** Start Record set **
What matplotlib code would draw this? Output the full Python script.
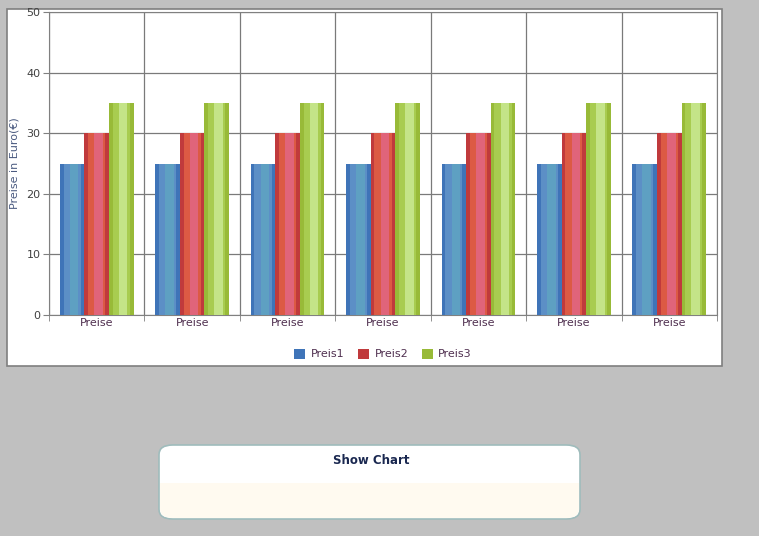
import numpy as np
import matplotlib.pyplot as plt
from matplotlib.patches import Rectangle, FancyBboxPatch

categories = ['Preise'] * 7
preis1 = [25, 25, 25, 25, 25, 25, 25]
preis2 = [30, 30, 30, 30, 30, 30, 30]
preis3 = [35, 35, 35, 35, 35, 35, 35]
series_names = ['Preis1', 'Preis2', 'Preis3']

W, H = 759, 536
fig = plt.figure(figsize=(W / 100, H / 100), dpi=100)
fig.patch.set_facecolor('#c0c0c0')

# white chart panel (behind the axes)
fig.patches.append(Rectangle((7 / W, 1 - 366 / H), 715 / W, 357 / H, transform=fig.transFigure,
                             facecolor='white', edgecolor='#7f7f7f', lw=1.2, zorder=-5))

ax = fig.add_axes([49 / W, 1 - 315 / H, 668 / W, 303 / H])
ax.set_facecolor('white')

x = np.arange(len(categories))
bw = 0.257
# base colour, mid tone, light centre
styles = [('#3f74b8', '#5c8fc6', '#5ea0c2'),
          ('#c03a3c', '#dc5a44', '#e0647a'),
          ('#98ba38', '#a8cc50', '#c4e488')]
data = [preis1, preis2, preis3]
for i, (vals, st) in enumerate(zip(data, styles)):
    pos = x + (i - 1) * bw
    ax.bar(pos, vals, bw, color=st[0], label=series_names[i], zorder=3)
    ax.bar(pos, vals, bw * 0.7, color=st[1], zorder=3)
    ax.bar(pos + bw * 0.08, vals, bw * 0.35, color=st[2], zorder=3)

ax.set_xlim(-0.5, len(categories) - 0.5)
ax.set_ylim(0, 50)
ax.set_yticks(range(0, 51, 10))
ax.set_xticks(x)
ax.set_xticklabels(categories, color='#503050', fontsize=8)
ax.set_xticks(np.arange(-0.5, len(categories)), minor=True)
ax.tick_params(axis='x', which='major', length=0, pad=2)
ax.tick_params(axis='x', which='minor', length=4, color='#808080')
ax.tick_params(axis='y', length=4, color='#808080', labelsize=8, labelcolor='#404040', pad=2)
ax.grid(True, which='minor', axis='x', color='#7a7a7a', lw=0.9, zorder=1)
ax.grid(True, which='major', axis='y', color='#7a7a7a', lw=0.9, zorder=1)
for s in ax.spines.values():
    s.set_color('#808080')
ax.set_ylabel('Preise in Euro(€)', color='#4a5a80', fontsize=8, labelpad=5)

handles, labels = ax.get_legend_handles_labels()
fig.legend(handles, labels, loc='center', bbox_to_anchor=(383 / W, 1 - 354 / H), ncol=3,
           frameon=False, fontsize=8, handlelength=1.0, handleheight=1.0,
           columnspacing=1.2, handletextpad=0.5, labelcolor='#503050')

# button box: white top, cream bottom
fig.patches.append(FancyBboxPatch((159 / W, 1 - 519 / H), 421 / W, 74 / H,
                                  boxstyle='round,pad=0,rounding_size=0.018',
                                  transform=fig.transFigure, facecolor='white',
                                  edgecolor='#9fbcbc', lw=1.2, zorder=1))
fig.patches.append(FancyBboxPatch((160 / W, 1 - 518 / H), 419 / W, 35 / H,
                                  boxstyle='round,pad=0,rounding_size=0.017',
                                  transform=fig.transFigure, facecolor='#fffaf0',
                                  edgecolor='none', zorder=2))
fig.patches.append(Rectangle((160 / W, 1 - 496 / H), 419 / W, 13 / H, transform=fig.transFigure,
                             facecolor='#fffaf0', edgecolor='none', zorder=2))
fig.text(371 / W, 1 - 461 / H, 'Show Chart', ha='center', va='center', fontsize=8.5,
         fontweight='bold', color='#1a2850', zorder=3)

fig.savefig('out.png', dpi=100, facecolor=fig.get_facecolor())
** End Record set **
** Start Record set **
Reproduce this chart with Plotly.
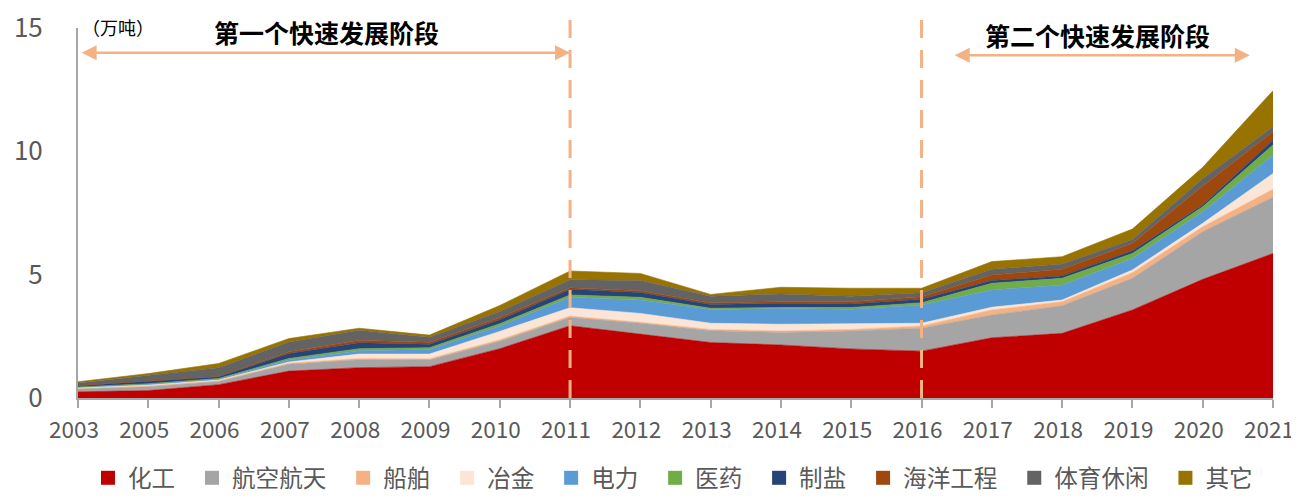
** End Record set **
** Start Record set **
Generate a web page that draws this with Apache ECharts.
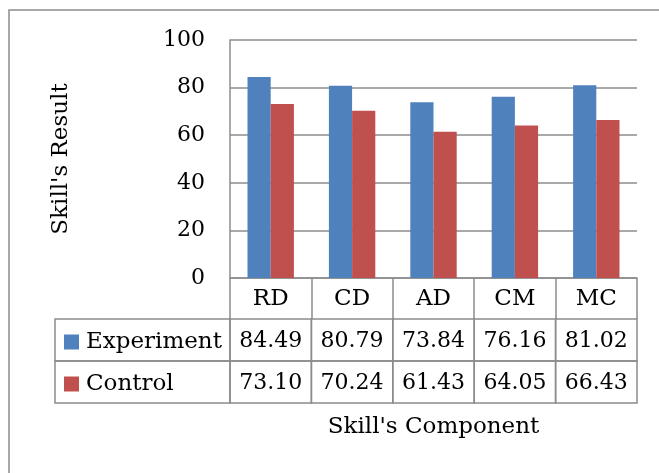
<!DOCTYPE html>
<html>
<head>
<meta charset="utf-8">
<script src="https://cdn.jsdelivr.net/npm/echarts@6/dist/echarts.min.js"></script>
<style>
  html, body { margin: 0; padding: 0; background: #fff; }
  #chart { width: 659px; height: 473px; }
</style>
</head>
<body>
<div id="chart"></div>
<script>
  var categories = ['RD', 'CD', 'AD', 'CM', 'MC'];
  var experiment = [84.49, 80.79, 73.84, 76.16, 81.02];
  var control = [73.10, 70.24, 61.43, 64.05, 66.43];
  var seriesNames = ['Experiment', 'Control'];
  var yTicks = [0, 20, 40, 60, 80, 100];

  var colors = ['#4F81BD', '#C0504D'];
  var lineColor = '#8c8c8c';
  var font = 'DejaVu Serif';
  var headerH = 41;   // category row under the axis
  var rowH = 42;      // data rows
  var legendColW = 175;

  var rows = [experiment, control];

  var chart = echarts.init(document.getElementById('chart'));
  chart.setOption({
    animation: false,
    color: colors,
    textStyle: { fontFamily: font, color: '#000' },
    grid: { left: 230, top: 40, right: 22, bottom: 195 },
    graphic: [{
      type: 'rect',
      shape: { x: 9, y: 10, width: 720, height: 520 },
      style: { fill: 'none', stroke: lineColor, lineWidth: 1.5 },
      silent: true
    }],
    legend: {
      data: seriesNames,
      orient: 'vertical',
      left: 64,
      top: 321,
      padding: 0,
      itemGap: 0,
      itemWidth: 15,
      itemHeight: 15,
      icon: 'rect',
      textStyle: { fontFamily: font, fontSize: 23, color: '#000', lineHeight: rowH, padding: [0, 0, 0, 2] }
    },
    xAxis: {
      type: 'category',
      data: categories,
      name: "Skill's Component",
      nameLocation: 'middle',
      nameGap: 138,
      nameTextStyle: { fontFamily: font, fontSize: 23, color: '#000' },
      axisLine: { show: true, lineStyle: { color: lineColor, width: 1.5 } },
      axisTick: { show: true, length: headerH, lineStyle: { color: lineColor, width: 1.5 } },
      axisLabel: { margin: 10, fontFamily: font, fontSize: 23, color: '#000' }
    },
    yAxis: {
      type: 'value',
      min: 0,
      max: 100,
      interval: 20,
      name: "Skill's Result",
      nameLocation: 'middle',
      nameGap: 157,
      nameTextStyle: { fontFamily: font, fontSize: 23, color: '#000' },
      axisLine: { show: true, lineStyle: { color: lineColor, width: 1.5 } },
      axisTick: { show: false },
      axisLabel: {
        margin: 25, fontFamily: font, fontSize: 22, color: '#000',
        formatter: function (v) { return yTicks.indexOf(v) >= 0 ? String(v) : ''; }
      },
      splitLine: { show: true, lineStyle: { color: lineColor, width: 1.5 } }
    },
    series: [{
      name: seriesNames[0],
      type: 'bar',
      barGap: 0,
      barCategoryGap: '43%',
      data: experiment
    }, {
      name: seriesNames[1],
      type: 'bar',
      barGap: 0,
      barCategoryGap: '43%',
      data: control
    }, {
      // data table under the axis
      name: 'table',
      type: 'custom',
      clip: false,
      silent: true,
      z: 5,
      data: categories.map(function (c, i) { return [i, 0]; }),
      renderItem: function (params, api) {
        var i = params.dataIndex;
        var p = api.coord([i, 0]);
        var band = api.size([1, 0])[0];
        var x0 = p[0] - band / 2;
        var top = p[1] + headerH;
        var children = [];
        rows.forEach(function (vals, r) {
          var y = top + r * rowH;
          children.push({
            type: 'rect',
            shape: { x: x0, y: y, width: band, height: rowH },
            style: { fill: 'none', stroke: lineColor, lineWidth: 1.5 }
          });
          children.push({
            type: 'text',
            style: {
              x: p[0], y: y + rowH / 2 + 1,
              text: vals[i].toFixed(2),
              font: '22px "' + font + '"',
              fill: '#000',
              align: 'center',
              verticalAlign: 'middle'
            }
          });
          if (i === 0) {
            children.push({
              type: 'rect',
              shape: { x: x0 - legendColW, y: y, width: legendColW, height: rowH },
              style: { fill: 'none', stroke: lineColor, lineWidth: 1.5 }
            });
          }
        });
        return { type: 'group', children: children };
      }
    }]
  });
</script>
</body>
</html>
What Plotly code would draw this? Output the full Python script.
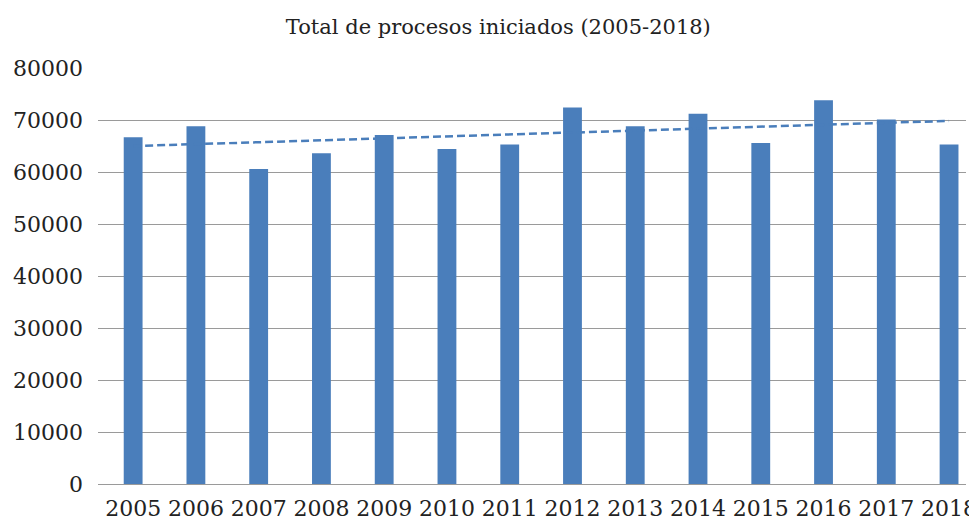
** End Record set **
Exercise description:
Give again, exactly as written above, every line from the one holding "What matplotlib code" to the one holding "ax.bar(pos + bw", with both ends kept and the pictures left out.

Solution:
What matplotlib code would draw this? Output the full Python script.
import numpy as np
import matplotlib.pyplot as plt
from matplotlib.patches import Rectangle, FancyBboxPatch

categories = ['Preise'] * 7
preis1 = [25, 25, 25, 25, 25, 25, 25]
preis2 = [30, 30, 30, 30, 30, 30, 30]
preis3 = [35, 35, 35, 35, 35, 35, 35]
series_names = ['Preis1', 'Preis2', 'Preis3']

W, H = 759, 536
fig = plt.figure(figsize=(W / 100, H / 100), dpi=100)
fig.patch.set_facecolor('#c0c0c0')

# white chart panel (behind the axes)
fig.patches.append(Rectangle((7 / W, 1 - 366 / H), 715 / W, 357 / H, transform=fig.transFigure,
                             facecolor='white', edgecolor='#7f7f7f', lw=1.2, zorder=-5))

ax = fig.add_axes([49 / W, 1 - 315 / H, 668 / W, 303 / H])
ax.set_facecolor('white')

x = np.arange(len(categories))
bw = 0.257
# base colour, mid tone, light centre
styles = [('#3f74b8', '#5c8fc6', '#5ea0c2'),
          ('#c03a3c', '#dc5a44', '#e0647a'),
          ('#98ba38', '#a8cc50', '#c4e488')]
data = [preis1, preis2, preis3]
for i, (vals, st) in enumerate(zip(data, styles)):
    pos = x + (i - 1) * bw
    ax.bar(pos, vals, bw, color=st[0], label=series_names[i], zorder=3)
    ax.bar(pos, vals, bw * 0.7, color=st[1], zorder=3)
    ax.bar(pos + bw * 0.08, vals, bw * 0.35, color=st[2], zorder=3)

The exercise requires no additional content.